▼

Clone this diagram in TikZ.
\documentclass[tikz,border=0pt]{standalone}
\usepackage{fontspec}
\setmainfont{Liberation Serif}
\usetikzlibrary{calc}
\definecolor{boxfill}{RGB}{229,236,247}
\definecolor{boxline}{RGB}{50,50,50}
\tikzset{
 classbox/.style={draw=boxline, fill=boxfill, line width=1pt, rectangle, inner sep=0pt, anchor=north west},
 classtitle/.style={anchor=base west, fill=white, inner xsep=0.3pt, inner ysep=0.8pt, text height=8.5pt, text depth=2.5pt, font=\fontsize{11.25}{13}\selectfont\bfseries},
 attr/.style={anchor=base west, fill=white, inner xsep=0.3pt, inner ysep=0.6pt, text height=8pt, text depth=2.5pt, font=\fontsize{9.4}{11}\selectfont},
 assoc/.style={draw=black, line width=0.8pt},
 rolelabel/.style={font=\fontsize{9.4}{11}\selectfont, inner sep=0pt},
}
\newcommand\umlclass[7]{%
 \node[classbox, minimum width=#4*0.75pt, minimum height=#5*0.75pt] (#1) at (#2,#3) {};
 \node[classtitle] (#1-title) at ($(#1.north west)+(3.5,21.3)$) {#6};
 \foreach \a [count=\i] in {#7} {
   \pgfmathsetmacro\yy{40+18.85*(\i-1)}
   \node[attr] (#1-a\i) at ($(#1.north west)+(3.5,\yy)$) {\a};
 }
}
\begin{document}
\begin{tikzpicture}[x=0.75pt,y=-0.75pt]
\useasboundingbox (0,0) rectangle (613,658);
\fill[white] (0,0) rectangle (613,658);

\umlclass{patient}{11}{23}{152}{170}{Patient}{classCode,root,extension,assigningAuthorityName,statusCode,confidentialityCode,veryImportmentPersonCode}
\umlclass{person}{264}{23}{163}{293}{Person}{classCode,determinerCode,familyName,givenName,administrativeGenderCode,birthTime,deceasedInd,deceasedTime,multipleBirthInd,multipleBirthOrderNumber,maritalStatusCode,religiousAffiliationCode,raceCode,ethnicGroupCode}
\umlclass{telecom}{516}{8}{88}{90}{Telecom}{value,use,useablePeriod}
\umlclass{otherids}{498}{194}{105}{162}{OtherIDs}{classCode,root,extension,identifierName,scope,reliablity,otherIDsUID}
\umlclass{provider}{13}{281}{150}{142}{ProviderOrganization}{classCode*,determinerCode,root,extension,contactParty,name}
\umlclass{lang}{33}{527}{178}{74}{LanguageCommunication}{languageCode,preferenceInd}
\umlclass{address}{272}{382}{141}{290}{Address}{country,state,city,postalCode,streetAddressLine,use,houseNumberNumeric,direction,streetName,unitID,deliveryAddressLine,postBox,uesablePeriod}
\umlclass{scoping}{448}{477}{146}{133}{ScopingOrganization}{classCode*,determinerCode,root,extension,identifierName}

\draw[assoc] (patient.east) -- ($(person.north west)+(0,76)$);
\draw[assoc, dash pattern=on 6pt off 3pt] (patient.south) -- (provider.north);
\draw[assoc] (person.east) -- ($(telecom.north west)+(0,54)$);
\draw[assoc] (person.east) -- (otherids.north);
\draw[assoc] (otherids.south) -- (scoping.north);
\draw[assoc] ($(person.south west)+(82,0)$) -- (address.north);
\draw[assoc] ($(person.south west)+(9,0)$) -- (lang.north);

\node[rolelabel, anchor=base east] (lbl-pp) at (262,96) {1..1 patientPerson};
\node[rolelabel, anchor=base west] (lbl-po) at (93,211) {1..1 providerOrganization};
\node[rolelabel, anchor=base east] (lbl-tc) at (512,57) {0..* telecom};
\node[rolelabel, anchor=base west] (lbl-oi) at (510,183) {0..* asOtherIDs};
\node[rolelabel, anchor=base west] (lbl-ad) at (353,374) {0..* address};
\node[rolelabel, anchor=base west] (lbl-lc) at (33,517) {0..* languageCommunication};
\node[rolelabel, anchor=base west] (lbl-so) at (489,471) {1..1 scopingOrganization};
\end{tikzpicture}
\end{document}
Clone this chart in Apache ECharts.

▲

Give all the entries again exactly; leave none out.

Clone this diagram in TikZ.
\documentclass[tikz,border=0pt]{standalone}
\usepackage{fontspec}
\setmainfont{Liberation Serif}
\usetikzlibrary{calc}
\definecolor{boxfill}{RGB}{229,236,247}
\definecolor{boxline}{RGB}{50,50,50}
\tikzset{
 classbox/.style={draw=boxline, fill=boxfill, line width=1pt, rectangle, inner sep=0pt, anchor=north west},
 classtitle/.style={anchor=base west, fill=white, inner xsep=0.3pt, inner ysep=0.8pt, text height=8.5pt, text depth=2.5pt, font=\fontsize{11.25}{13}\selectfont\bfseries},
 attr/.style={anchor=base west, fill=white, inner xsep=0.3pt, inner ysep=0.6pt, text height=8pt, text depth=2.5pt, font=\fontsize{9.4}{11}\selectfont},
 assoc/.style={draw=black, line width=0.8pt},
 rolelabel/.style={font=\fontsize{9.4}{11}\selectfont, inner sep=0pt},
}
\newcommand\umlclass[7]{%
 \node[classbox, minimum width=#4*0.75pt, minimum height=#5*0.75pt] (#1) at (#2,#3) {};
 \node[classtitle] (#1-title) at ($(#1.north west)+(3.5,21.3)$) {#6};
 \foreach \a [count=\i] in {#7} {
   \pgfmathsetmacro\yy{40+18.85*(\i-1)}
   \node[attr] (#1-a\i) at ($(#1.north west)+(3.5,\yy)$) {\a};
 }
}
\begin{document}
\begin{tikzpicture}[x=0.75pt,y=-0.75pt]
\useasboundingbox (0,0) rectangle (613,658);
\fill[white] (0,0) rectangle (613,658);

\umlclass{patient}{11}{23}{152}{170}{Patient}{classCode,root,extension,assigningAuthorityName,statusCode,confidentialityCode,veryImportmentPersonCode}
\umlclass{person}{264}{23}{163}{293}{Person}{classCode,determinerCode,familyName,givenName,administrativeGenderCode,birthTime,deceasedInd,deceasedTime,multipleBirthInd,multipleBirthOrderNumber,maritalStatusCode,religiousAffiliationCode,raceCode,ethnicGroupCode}
\umlclass{telecom}{516}{8}{88}{90}{Telecom}{value,use,useablePeriod}
\umlclass{otherids}{498}{194}{105}{162}{OtherIDs}{classCode,root,extension,identifierName,scope,reliablity,otherIDsUID}
\umlclass{provider}{13}{281}{150}{142}{ProviderOrganization}{classCode*,determinerCode,root,extension,contactParty,name}
\umlclass{lang}{33}{527}{178}{74}{LanguageCommunication}{languageCode,preferenceInd}
\umlclass{address}{272}{382}{141}{290}{Address}{country,state,city,postalCode,streetAddressLine,use,houseNumberNumeric,direction,streetName,unitID,deliveryAddressLine,postBox,uesablePeriod}
\umlclass{scoping}{448}{477}{146}{133}{ScopingOrganization}{classCode*,determinerCode,root,extension,identifierName}

\draw[assoc] (patient.east) -- ($(person.north west)+(0,76)$);
\draw[assoc, dash pattern=on 6pt off 3pt] (patient.south) -- (provider.north);
\draw[assoc] (person.east) -- ($(telecom.north west)+(0,54)$);
\draw[assoc] (person.east) -- (otherids.north);
\draw[assoc] (otherids.south) -- (scoping.north);
\draw[assoc] ($(person.south west)+(82,0)$) -- (address.north);
\draw[assoc] ($(person.south west)+(9,0)$) -- (lang.north);

\node[rolelabel, anchor=base east] (lbl-pp) at (262,96) {1..1 patientPerson};
\node[rolelabel, anchor=base west] (lbl-po) at (93,211) {1..1 providerOrganization};
\node[rolelabel, anchor=base east] (lbl-tc) at (512,57) {0..* telecom};
\node[rolelabel, anchor=base west] (lbl-oi) at (510,183) {0..* asOtherIDs};
\node[rolelabel, anchor=base west] (lbl-ad) at (353,374) {0..* address};
\node[rolelabel, anchor=base west] (lbl-lc) at (33,517) {0..* languageCommunication};
\node[rolelabel, anchor=base west] (lbl-so) at (489,471) {1..1 scopingOrganization};
\end{tikzpicture}
\end{document}
Clone this chart in Apache ECharts.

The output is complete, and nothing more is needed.